▶ **Information shown**:

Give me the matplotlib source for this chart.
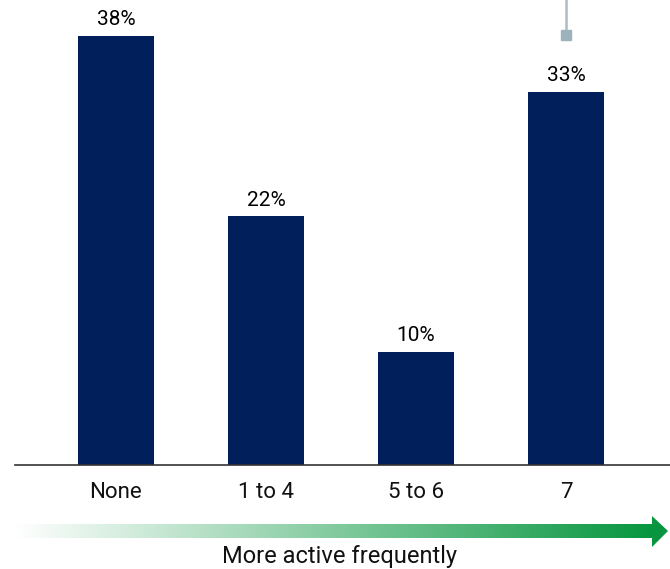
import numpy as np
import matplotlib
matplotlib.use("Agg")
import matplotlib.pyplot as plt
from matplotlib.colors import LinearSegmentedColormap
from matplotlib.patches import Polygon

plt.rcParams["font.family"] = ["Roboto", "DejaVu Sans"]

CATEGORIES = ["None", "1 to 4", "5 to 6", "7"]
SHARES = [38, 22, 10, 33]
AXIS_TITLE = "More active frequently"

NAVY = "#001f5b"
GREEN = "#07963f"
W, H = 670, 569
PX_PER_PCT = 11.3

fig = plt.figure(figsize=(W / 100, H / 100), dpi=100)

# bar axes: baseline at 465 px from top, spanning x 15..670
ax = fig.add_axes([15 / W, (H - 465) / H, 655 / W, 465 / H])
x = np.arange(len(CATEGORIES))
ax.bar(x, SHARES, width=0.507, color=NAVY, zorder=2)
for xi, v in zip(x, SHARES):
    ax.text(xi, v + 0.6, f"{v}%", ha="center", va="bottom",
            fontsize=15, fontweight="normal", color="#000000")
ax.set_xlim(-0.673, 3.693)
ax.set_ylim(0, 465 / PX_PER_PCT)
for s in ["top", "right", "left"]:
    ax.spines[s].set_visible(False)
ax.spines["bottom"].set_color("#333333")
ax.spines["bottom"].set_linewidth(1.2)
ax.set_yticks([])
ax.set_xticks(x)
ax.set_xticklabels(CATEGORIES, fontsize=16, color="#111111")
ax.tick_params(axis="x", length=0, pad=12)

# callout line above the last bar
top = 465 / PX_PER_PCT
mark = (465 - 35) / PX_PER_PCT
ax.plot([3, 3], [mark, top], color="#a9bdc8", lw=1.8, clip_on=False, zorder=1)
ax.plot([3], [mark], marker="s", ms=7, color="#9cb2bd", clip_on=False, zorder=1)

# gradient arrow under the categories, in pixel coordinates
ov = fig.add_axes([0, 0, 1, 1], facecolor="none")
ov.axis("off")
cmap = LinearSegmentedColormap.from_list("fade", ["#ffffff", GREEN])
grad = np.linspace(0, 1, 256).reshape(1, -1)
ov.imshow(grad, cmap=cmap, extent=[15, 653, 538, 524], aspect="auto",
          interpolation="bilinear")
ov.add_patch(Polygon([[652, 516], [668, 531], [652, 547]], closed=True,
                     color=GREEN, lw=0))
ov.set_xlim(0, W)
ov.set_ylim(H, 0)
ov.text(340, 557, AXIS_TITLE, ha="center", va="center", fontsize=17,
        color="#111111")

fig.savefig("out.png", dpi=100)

▶ **Required task**:
Your copy of the data above should match it exactly, except that pictures are left out.

▶ **Completed exercise**:
Give me the matplotlib source for this chart.
import numpy as np
import matplotlib
matplotlib.use("Agg")
import matplotlib.pyplot as plt
from matplotlib.colors import LinearSegmentedColormap
from matplotlib.patches import Polygon

plt.rcParams["font.family"] = ["Roboto", "DejaVu Sans"]

CATEGORIES = ["None", "1 to 4", "5 to 6", "7"]
SHARES = [38, 22, 10, 33]
AXIS_TITLE = "More active frequently"

NAVY = "#001f5b"
GREEN = "#07963f"
W, H = 670, 569
PX_PER_PCT = 11.3

fig = plt.figure(figsize=(W / 100, H / 100), dpi=100)

# bar axes: baseline at 465 px from top, spanning x 15..670
ax = fig.add_axes([15 / W, (H - 465) / H, 655 / W, 465 / H])
x = np.arange(len(CATEGORIES))
ax.bar(x, SHARES, width=0.507, color=NAVY, zorder=2)
for xi, v in zip(x, SHARES):
    ax.text(xi, v + 0.6, f"{v}%", ha="center", va="bottom",
            fontsize=15, fontweight="normal", color="#000000")
ax.set_xlim(-0.673, 3.693)
ax.set_ylim(0, 465 / PX_PER_PCT)
for s in ["top", "right", "left"]:
    ax.spines[s].set_visible(False)
ax.spines["bottom"].set_color("#333333")
ax.spines["bottom"].set_linewidth(1.2)
ax.set_yticks([])
ax.set_xticks(x)
ax.set_xticklabels(CATEGORIES, fontsize=16, color="#111111")
ax.tick_params(axis="x", length=0, pad=12)

# callout line above the last bar
top = 465 / PX_PER_PCT
mark = (465 - 35) / PX_PER_PCT
ax.plot([3, 3], [mark, top], color="#a9bdc8", lw=1.8, clip_on=False, zorder=1)
ax.plot([3], [mark], marker="s", ms=7, color="#9cb2bd", clip_on=False, zorder=1)

# gradient arrow under the categories, in pixel coordinates
ov = fig.add_axes([0, 0, 1, 1], facecolor="none")
ov.axis("off")
cmap = LinearSegmentedColormap.from_list("fade", ["#ffffff", GREEN])
grad = np.linspace(0, 1, 256).reshape(1, -1)
ov.imshow(grad, cmap=cmap, extent=[15, 653, 538, 524], aspect="auto",
          interpolation="bilinear")
ov.add_patch(Polygon([[652, 516], [668, 531], [652, 547]], closed=True,
                     color=GREEN, lw=0))
ov.set_xlim(0, W)
ov.set_ylim(H, 0)
ov.text(340, 557, AXIS_TITLE, ha="center", va="center", fontsize=17,
        color="#111111")

fig.savefig("out.png", dpi=100)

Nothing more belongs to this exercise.